We also utilised KILNFI's COSMOS-based monitoring tool to monitor detection of jails.
https://github.com/kilnfi/cosmos-validator-watcher
After bArtio Phase Issue
After bArtio, BeraChain changed the architecture of the node by creating beaconkit (https://github.com/berachain/beacon-kit) with EVM as the execution layer and Cosmos tendermint as the consensus layer.
While beaconkit supports multiple Ether clients, we used geth for stability.
Recently, RETH has been used a lot because it has better transaction processing performance, but when we ran the two clients on Berachain, there was no significant difference performance in transaction processing.
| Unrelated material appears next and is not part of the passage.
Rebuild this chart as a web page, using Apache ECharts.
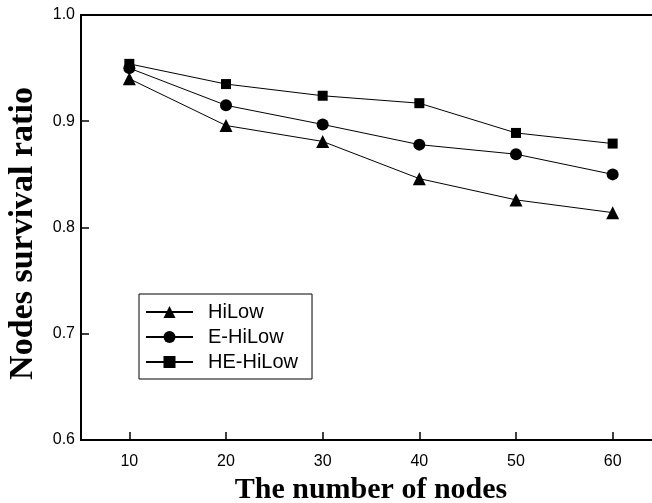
<!DOCTYPE html>
<html>
<head>
<meta charset="utf-8">
<script src="https://cdn.jsdelivr.net/npm/echarts@6/dist/echarts.min.js"></script>
<style>html,body{margin:0;padding:0;background:#fff;}#c{width:652px;height:503px;}</style>
</head>
<body>
<div id="c"></div>
<script>
const nodes = [10, 20, 30, 40, 50, 60];
const hiLow = [0.940, 0.896, 0.881, 0.846, 0.826, 0.814];
const eHiLow = [0.950, 0.915, 0.897, 0.878, 0.869, 0.850];
const heHiLow = [0.954, 0.935, 0.924, 0.917, 0.889, 0.879];
const xTicks = [10, 20, 30, 40, 50, 60];

const chart = echarts.init(document.getElementById('c'));
const pair = arr => nodes.map((n, i) => [n, arr[i]]);
const mk = (name, data, symbol, size) => ({
  name, type: 'line', data: pair(data), symbol, symbolSize: size,
  lineStyle: { color: '#000', width: 1 }, itemStyle: { color: '#000' },
  animation: false
});
chart.setOption({
  animation: false,
  grid: { left: 81, top: 15, right: -9, bottom: 63, outerBoundsMode: 'none', containLabel: false,
          show: true, borderColor: '#000', borderWidth: 2, backgroundColor: 'transparent' },
  legend: {
    left: 139, top: 294, orient: 'vertical',
    borderColor: '#000', borderWidth: 1, padding: [8, 14, 7, 6],
    itemWidth: 47, itemHeight: 15, itemGap: 5,
    textStyle: { fontFamily: 'Liberation Sans', fontSize: 20, lineHeight: 20, color: '#000', padding: [0, 0, 0, 10] },
    data: ['HiLow', 'E-HiLow', 'HE-HiLow']
  },
  xAxis: {
    type: 'value', min: 5, max: 65, interval: 5,
    name: 'The number of nodes', nameLocation: 'middle', nameGap: 33,
    nameTextStyle: { fontFamily: 'Liberation Serif', fontWeight: 'bold', fontSize: 30, color: '#000' },
    axisLine: { lineStyle: { color: '#000', width: 2 } },
    axisTick: { inside: true, length: 8, lineStyle: { color: '#000', width: 1.5 }, customValues: xTicks },
    axisLabel: { fontFamily: 'Liberation Sans', fontSize: 16, color: '#000', margin: 14, customValues: xTicks },
    splitLine: { show: false }
  },
  yAxis: {
    type: 'value', min: 0.6, max: 1.0, interval: 0.1,
    name: 'Nodes survival ratio', nameLocation: 'middle', nameGap: 41,
    nameTextStyle: { fontFamily: 'Liberation Serif', fontWeight: 'bold', fontSize: 34, color: '#000', padding: [0, 12, 0, 0] },
    axisLine: { lineStyle: { color: '#000', width: 2 } },
    axisTick: { inside: true, length: 8, lineStyle: { color: '#000', width: 1.5 } },
    axisLabel: { fontFamily: 'Liberation Sans', fontSize: 16, color: '#000', margin: 6, formatter: v => v.toFixed(1) },
    splitLine: { show: false }
  },
  series: [
    mk('HiLow', hiLow, 'triangle', 13),
    mk('E-HiLow', eHiLow, 'circle', 12),
    mk('HE-HiLow', heHiLow, 'rect', 10)
  ]
});
</script>
</body>
</html>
In RETH, we experienced peer connection issues when participating as a genesis validator.
Also, storage capacity geth takes up less, about half as much (based on snap sync).
However, in the case of geth, we recommend increasing the rpc-timeout value to 2s in app.toml because the sync up issue occurs at the CL. EL cannot occasionally keep up with the speed of creating CL blocks.
And if you plan to expose RPC to public, we recommend RETH, which is better at handling large TXs.
For geth monitoring grafana dashboard, we used this https://grafana.com/grafana/dashboards/15750-geth-server/
(Don`t forget --metrics option when running geth client)
Another useful tool for participating in genesis for cosmos family blockchain is tmtop (https://github.com/QuokkaStake/tmtop), which allows you to efficiently monitor the consensus layer in real-time.
Early on in your Genesis participation, it's very important to check if you're not able to join the consensus layer, so if you notice any issues with the state of your prevotes and precommits, you should have to check your node problems.
Other Point Note: POL Ecosystem
POL is a reward ecosystem system that is unique to Berachain.
How a Validator chooses to structure their rewards has a significant impact on their incentives.
Understanding the POL system is crucial for Validator operational revenue and collaboration with other DeFi companies.
For more information, you can check out this article: https://docs.berachain.com/learn/pol/#pol-lifecycle
This research article https://research.despread.io/report-berachain-eco/ will also help you understand the POL ecosystem.
For a long-term validator operation, it will be key to gather BGTs, gather governance power, and how to structure rewards.
It's also important to remember that BGT has nothing to do with the block voting power of a validator, and that to increase voting power, you need to increase the amount of Bera staking.
Conclusion
While participating in the Berachain validator, We`ve ran a COSMOS + EVM modular node and experience various issues that can be encountered with COSMOS and EVM. I hope that my experience can be a good reference for running a Validator node with a similar architecture.